Friday 29 February 2008

A new OSI-supported OA source book

A richly fertile OASIS looms on the horizon

There is exciting news to report to the research community! The Open Society Institute has agreed a grant to develop an online Open Access (OA) source book that will provide practical steps towards implementing OA for research output.

To be called OASIS (Open Access Scholarly Information Sourcebook), the resource aims to provide ‘all you need to know’ about OA, its concept, principles, benefits, approaches and means to achieving it. It will provide comprehensive links to resources already established on particular aspects of OA. It will be continually up-dated to take account of the fast-moving changes and information appearing every day.

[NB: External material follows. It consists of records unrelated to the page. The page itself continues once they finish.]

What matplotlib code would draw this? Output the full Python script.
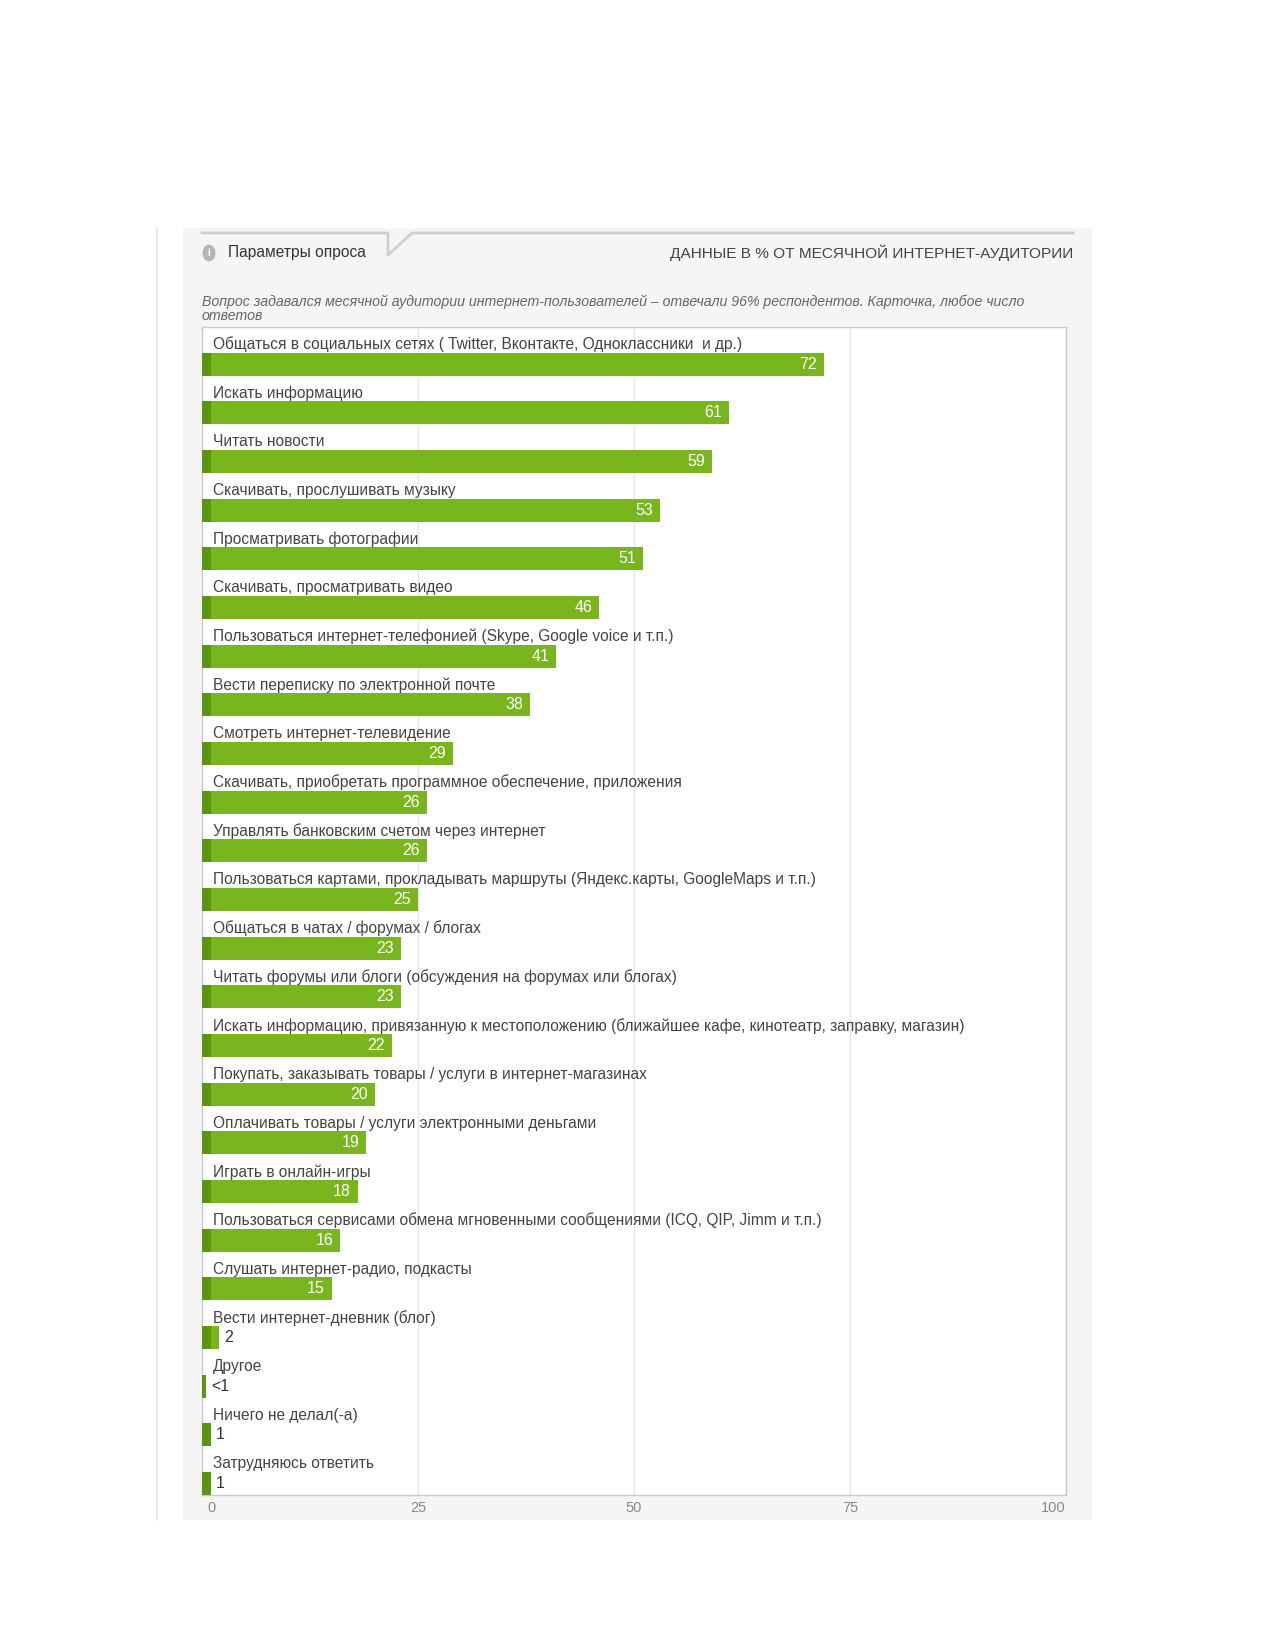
import matplotlib
matplotlib.use("Agg")
import matplotlib.pyplot as plt
from matplotlib.patches import Rectangle, Circle
from matplotlib.lines import Line2D
import matplotlib.transforms as mtransforms

plt.rcParams['font.family'] = ['Liberation Sans', 'DejaVu Sans']

categories = [
    "Общаться в социальных сетях ( Twitter, Вконтакте, Одноклассники  и др.)",
    "Искать информацию",
    "Читать новости",
    "Скачивать, прослушивать музыку",
    "Просматривать фотографии",
    "Скачивать, просматривать видео",
    "Пользоваться интернет-телефонией (Skype, Google voice и т.п.)",
    "Вести переписку по электронной почте",
    "Смотреть интернет-телевидение",
    "Скачивать, приобретать программное обеспечение, приложения",
    "Управлять банковским счетом через интернет",
    "Пользоваться картами, прокладывать маршруты (Яндекс.карты, GoogleMaps и т.п.)",
    "Общаться в чатах / форумах / блогах",
    "Читать форумы или блоги (обсуждения на форумах или блогах)",
    "Искать информацию, привязанную к местоположению (ближайшее кафе, кинотеатр, заправку, магазин)",
    "Покупать, заказывать товары / услуги в интернет-магазинах",
    "Оплачивать товары / услуги электронными деньгами",
    "Играть в онлайн-игры",
    "Пользоваться сервисами обмена мгновенными сообщениями (ICQ, QIP, Jimm и т.п.)",
    "Слушать интернет-радио, подкасты",
    "Вести интернет-дневник (блог)",
    "Другое",
    "Ничего не делал(-а)",
    "Затрудняюсь ответить",
]
values = [72, 61, 59, 53, 51, 46, 41, 38, 29, 26, 26, 25, 23, 23, 22, 20, 19, 18, 16, 15, 2, 0.5, 1, 1]
value_labels = ["72", "61", "59", "53", "51", "46", "41", "38", "29", "26", "26", "25",
                "23", "23", "22", "20", "19", "18", "16", "15", "2", "<1", "1", "1"]
x_ticks = [0, 25, 50, 75, 100]
x_tick_labels = ["0", "25", "50", "75", "100"]

header_left = "Параметры опроса"
header_right = "ДАННЫЕ В % ОТ МЕСЯЧНОЙ ИНТЕРНЕТ-АУДИТОРИИ"
subtitle1 = "Вопрос задавался месячной аудитории интернет-пользователей – отвечали 96% респондентов. Карточка, любое число"
subtitle2 = "ответов"

W, H = 1275, 1650
def fx(x):
    return x / W
def fy(y):
    return 1 - y / H

GREEN = "#79b51c"
DARK = "#5c9512"
TEXT = "#444444"

fig = plt.figure(figsize=(W / 100, H / 100), dpi=100)
fig.patch.set_facecolor("white")

# panel background
fig.patches.append(Rectangle((fx(183), fy(1520)), fx(1092) - fx(183), fy(228) - fy(1520),
                             transform=fig.transFigure, facecolor="#f5f5f5", edgecolor="none", zorder=-10))
# thin left line
fig.lines.append(Line2D([fx(157), fx(157)], [fy(228), fy(1520)], transform=fig.transFigure,
                        color="#e4e4e4", lw=1.2, zorder=-9))
# top line with notch
fig.lines.append(Line2D([fx(202), fx(388), fx(388), fx(412), fx(1073)],
                        [fy(233), fy(233), fy(255), fy(233), fy(233)],
                        transform=fig.transFigure, color="#cfcfcf", lw=2, zorder=-9))
# info icon
fig.patches.append(Circle((fx(209), fy(253)), 6.5 / W, transform=fig.transFigure,
                          facecolor="#b5b5b5", edgecolor="none", zorder=-9))
fig.text(fx(209), fy(253), "i", color="white", fontsize=7, fontweight="bold", ha="center", va="center")
fig.text(fx(228), fy(253), header_left, color="#333333", fontsize=11.2, ha="left", va="center")
fig.text(fx(1073), fy(253), header_right, color="#444444", fontsize=11.1, ha="right", va="center")
fig.text(fx(202), fy(302), subtitle1, color="#666666", fontsize=10.2, style="italic", ha="left", va="center")
fig.text(fx(202), fy(316), subtitle2, color="#666666", fontsize=10.2, style="italic", ha="left", va="center")

ax = fig.add_axes([fx(202), fy(1495), fx(1066) - fx(202), fy(327) - fy(1495)])
ax.set_facecolor("white")
n = len(categories)
ax.set_xlim(0, 100)
ax.set_ylim(n, 0)

rows = list(range(n))
bar_h = 0.47
centers = [i + 1 - bar_h / 2 for i in rows]
ax.barh(centers, values, height=bar_h, color=GREEN, edgecolor="none", zorder=3)
ax.barh(centers, [min(v, 1.0) for v in values], height=bar_h, color=DARK, edgecolor="none", zorder=4)

for i, (cat, v, lab) in enumerate(zip(categories, values, value_labels)):
    ax.text(1.3, i + 0.36, cat, color=TEXT, fontsize=11.2, ha="left", va="center", zorder=5)
    if v >= 5:
        ax.text(v - 0.8, centers[i], lab, color="white", fontsize=11.5, ha="right", va="center", zorder=5)
    else:
        ax.text(v + 0.6, centers[i], lab, color="#333333", fontsize=11.5, ha="left", va="center", zorder=5)

ax.set_xticks(x_ticks)
ax.set_xticklabels(x_tick_labels)
ax.set_yticks([])
ax.tick_params(axis="x", length=0, pad=4, labelsize=10.5, labelcolor="#888888")
labels = ax.get_xticklabels()
labels[0].set_ha("left")
labels[0].set_transform(labels[0].get_transform() + mtransforms.ScaledTranslation(5 / 100, 0, fig.dpi_scale_trans))
labels[-1].set_ha("right")

for x in x_ticks[1:-1]:
    ax.axvline(x, color="#e6e6e6", lw=1, zorder=1)
for s in ax.spines.values():
    s.set_color("#c9c9c9")
    s.set_linewidth(1)

fig.savefig("out.png", dpi=100)
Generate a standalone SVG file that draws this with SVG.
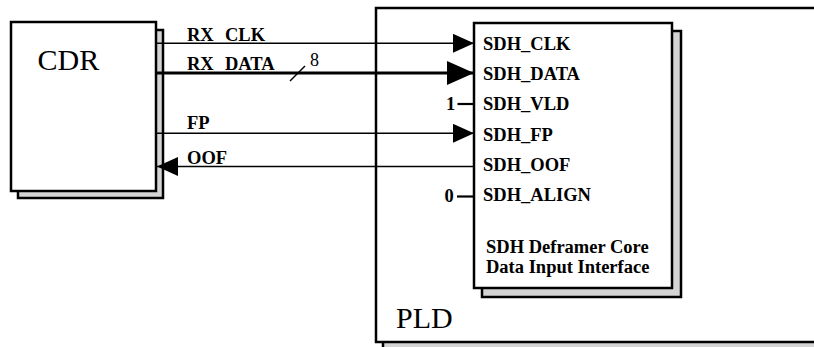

It will not duplicate existing resources but link them to form an OA supermarket, allowing individuals to mix and match elements as required by their own constituencies. It will be a benign viral educational tool as well, spreading information and establishing connections between the researchers, librarians, repository managers, research managers and funders. It will be a back-up for OA workshops and training courses, and provide periodic online tutoring on specific aspects of OA.

The sourcebook will be in modular format, will be accessible online, as print-on-demand, and on CD/DVD for ready distribution to low bandwidth users. As such it will be an invaluable free-of-cost tool for developing countries wishing to benefit from the OA movement.

The project will be coordinated by two of the foremost OA advocates, Leslie Chan (University of Toronto) and Alma Swan (Key Perspectives), via a contract between the OSI and the Electronic Publishing Trust for Development (EPT). A number of partners with specific expertise will support the project, as will an advisory board of individuals with OA knowledge and commitment.

It is hoped to launch the OASIS website on the occasion of the up-coming ELPUB2008 conference, ‘Open Scholarship: Authority, Community and Sustainability in the Age of Web 2.0’, to be held in Toronto at the end of June, (see http://www.elpub.net/). The EPT will keep you posted on developments via the EPT blog and web site.

This is a long-awaited resource that will undoubtedly be used world-wide and by all constituencies concerned with open access to research findings. May the OASIS bloom abundantly!